* [Task statement]:
Your task is to retype, word for word, the lines from the start of the data through the line holding "import plotly.graph_objects as go". Do not include the pictures.

* [Given information]:
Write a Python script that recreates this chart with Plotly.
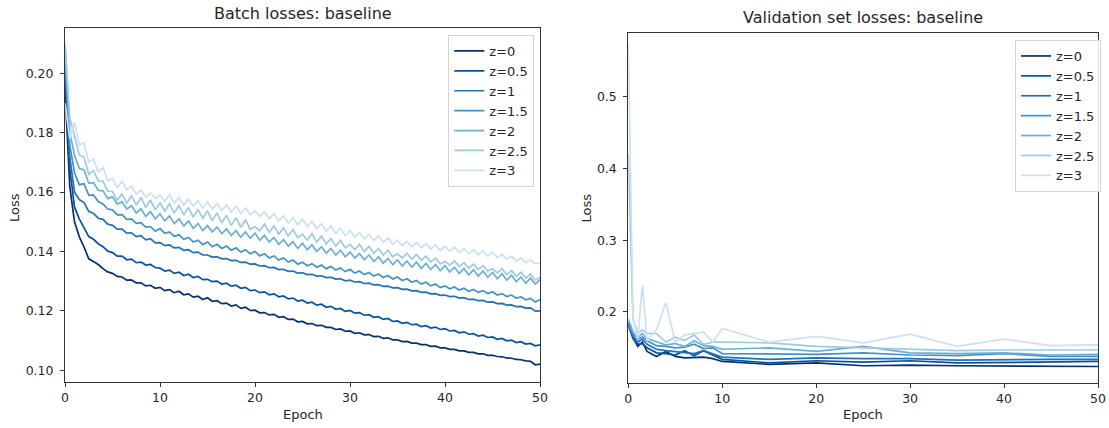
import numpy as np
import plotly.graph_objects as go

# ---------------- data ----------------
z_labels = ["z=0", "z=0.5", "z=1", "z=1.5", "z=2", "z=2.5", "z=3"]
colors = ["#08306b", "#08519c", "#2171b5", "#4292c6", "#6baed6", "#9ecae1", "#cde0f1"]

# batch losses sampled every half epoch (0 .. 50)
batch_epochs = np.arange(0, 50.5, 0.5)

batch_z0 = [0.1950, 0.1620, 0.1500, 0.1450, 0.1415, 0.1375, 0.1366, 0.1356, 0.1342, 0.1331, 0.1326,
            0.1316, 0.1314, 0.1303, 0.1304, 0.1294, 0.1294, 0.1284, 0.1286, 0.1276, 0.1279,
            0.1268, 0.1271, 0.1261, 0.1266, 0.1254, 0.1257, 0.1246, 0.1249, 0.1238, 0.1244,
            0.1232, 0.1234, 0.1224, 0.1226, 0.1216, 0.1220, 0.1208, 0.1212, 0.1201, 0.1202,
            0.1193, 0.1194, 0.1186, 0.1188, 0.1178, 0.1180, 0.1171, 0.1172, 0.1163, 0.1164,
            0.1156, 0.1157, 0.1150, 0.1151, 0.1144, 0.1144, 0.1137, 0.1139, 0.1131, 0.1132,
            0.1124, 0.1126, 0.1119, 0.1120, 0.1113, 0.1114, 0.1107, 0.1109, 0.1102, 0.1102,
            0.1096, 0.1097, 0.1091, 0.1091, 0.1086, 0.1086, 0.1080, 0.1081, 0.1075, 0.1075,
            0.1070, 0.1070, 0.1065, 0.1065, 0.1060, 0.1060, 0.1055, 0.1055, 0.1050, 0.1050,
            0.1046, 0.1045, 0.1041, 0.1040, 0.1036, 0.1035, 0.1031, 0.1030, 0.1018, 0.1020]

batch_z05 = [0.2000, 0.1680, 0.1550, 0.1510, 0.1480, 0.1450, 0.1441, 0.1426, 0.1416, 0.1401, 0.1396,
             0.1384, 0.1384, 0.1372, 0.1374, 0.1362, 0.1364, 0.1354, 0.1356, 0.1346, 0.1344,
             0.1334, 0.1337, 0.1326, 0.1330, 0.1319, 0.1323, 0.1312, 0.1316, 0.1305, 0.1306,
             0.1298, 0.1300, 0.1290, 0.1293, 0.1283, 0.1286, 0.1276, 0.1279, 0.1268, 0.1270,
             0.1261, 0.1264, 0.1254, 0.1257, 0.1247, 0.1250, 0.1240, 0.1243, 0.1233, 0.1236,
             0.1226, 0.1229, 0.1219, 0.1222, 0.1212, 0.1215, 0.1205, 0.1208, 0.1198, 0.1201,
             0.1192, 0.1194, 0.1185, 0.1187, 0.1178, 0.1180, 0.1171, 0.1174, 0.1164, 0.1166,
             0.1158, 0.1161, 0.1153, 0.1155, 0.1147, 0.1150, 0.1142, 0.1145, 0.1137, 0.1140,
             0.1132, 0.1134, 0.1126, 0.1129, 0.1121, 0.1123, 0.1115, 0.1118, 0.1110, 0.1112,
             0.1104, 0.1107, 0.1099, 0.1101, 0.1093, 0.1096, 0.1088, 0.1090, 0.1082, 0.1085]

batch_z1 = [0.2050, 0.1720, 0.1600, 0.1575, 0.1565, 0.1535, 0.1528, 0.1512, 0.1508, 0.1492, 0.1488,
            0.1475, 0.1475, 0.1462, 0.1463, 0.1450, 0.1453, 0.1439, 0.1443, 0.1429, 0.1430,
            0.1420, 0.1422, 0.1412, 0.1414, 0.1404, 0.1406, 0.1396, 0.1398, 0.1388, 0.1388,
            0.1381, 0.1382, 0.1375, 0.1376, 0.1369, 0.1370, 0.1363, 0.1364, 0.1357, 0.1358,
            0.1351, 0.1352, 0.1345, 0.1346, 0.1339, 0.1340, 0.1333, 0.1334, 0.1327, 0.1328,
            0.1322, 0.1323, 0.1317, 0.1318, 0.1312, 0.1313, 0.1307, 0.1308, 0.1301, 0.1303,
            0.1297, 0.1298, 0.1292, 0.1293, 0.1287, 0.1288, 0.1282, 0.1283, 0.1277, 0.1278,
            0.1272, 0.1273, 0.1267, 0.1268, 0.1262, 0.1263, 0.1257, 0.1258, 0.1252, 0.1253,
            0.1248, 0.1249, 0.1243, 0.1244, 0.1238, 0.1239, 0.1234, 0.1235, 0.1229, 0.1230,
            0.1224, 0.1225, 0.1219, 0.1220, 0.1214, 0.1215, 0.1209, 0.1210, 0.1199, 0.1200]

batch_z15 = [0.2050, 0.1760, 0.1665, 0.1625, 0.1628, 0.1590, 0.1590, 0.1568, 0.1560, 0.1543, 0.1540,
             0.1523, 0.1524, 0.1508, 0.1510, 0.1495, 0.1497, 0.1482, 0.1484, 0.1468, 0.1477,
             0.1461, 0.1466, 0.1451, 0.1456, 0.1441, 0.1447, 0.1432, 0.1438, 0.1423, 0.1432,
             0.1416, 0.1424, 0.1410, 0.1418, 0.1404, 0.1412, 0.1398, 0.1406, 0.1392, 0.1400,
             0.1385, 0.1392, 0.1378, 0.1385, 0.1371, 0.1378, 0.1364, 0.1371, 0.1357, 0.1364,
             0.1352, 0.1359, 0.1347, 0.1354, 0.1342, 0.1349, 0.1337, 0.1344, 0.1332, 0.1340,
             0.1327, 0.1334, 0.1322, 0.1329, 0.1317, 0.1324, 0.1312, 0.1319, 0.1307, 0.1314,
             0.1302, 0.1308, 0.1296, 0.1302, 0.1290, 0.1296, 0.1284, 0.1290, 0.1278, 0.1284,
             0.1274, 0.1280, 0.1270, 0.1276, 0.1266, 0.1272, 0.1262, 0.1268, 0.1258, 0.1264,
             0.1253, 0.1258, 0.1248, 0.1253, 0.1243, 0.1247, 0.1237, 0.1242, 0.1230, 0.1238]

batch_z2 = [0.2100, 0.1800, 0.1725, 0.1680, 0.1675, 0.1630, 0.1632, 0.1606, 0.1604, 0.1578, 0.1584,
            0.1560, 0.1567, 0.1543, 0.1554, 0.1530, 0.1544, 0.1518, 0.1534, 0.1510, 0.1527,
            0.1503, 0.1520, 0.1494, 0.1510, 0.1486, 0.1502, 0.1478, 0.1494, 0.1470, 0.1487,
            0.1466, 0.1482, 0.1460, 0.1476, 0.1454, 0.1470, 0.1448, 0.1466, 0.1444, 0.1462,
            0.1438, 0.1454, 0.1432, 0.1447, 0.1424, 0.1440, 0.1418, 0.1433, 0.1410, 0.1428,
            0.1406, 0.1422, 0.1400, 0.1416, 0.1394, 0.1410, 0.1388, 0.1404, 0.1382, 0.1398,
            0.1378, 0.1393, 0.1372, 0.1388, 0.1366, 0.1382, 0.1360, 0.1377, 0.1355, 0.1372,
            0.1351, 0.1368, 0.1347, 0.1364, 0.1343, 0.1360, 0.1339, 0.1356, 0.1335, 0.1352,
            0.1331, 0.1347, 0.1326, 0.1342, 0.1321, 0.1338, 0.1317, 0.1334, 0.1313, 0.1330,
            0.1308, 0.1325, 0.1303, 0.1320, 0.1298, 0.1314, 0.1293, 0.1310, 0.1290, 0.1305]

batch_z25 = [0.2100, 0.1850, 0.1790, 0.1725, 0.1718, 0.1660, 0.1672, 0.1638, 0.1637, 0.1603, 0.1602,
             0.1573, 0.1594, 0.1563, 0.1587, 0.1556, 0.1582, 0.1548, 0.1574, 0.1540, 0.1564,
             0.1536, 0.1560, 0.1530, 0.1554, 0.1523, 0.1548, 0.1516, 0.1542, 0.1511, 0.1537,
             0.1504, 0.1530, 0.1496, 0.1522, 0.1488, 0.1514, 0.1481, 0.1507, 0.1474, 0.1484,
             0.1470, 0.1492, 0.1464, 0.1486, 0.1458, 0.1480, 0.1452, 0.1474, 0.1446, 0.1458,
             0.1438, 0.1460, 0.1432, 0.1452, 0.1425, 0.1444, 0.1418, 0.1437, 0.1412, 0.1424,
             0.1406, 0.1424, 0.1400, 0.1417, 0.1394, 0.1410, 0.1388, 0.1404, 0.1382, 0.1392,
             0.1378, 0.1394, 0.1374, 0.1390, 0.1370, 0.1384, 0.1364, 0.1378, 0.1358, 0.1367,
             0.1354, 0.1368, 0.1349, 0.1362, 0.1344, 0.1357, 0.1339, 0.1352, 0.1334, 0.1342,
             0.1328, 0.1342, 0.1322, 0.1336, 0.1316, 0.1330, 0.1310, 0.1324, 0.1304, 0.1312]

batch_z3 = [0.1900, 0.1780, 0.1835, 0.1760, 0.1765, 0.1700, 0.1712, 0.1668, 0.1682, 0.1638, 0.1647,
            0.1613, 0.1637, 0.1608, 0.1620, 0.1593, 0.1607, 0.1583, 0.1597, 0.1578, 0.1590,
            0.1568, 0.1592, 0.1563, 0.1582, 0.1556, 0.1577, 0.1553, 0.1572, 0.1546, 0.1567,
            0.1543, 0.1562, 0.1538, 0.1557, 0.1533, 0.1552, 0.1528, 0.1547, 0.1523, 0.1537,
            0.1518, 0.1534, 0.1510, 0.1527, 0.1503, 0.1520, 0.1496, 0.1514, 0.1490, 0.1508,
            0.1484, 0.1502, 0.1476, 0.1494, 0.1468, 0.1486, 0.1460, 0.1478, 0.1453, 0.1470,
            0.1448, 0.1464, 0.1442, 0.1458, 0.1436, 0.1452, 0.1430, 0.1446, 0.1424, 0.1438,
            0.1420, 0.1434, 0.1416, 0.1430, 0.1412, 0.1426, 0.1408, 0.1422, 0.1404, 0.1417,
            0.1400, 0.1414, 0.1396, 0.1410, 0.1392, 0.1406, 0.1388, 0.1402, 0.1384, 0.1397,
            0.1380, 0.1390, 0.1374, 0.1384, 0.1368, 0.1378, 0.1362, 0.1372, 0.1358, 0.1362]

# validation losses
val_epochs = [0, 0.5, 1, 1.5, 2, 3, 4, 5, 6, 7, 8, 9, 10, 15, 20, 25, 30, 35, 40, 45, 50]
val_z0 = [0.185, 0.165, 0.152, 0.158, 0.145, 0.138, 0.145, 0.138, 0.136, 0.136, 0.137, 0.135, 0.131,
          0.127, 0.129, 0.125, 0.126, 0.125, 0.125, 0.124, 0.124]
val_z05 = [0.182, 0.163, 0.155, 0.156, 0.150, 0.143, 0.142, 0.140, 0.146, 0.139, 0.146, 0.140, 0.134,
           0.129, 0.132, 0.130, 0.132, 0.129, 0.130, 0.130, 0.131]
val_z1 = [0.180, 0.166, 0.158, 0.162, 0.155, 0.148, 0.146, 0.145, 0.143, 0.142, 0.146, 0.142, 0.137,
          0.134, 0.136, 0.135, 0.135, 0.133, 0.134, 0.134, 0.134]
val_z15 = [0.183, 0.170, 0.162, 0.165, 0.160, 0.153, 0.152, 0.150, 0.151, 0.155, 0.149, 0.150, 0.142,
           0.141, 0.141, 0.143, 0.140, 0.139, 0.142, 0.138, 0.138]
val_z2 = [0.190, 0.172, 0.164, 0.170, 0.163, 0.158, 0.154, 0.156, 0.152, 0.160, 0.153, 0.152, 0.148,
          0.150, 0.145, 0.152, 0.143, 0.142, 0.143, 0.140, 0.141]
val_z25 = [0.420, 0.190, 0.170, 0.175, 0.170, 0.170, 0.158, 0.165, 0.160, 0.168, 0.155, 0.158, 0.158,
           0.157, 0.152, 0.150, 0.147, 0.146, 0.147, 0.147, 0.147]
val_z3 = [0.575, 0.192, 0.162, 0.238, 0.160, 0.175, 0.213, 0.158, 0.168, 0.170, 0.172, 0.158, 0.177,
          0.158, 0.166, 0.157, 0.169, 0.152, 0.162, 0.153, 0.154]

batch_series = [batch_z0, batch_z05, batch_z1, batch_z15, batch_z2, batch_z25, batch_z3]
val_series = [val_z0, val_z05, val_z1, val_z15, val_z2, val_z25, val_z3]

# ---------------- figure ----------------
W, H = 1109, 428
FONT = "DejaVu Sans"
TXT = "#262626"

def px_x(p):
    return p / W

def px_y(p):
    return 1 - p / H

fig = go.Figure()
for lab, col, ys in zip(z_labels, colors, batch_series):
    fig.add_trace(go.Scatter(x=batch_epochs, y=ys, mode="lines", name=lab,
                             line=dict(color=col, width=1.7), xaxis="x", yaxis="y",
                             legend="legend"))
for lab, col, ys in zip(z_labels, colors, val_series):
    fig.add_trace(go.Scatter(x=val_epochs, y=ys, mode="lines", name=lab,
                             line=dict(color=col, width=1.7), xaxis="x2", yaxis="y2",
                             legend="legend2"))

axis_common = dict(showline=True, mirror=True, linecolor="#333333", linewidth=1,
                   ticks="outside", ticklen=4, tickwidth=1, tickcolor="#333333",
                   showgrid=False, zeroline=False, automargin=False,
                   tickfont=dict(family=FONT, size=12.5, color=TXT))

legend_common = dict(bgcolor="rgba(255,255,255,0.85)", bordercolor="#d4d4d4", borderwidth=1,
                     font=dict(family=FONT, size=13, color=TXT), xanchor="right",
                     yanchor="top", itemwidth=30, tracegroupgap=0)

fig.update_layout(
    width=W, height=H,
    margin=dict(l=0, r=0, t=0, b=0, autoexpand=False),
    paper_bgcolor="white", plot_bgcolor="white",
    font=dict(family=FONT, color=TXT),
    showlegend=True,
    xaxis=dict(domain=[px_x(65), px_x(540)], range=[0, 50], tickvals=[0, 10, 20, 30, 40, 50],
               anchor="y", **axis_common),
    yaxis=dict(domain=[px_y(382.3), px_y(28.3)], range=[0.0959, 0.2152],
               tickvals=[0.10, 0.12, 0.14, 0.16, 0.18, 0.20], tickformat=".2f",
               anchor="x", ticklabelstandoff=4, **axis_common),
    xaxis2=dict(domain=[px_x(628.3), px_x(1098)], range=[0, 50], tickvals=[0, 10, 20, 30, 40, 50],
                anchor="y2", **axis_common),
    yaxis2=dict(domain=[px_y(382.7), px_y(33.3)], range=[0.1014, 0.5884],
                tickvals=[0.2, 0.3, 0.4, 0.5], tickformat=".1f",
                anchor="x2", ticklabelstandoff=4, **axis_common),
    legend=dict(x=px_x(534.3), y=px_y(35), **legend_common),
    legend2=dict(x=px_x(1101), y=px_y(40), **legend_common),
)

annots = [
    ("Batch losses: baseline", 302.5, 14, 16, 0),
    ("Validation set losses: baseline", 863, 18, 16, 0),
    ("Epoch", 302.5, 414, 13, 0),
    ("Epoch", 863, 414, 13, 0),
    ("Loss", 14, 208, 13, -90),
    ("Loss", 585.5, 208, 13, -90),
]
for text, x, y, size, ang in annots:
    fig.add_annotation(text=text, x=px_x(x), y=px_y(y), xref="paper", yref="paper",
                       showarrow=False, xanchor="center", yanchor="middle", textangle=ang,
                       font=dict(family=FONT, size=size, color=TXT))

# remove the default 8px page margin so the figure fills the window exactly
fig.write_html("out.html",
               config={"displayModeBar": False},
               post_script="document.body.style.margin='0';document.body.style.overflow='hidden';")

* [Output for this exercise]:
Write a Python script that recreates this chart with Plotly.
import numpy as np
import plotly.graph_objects as go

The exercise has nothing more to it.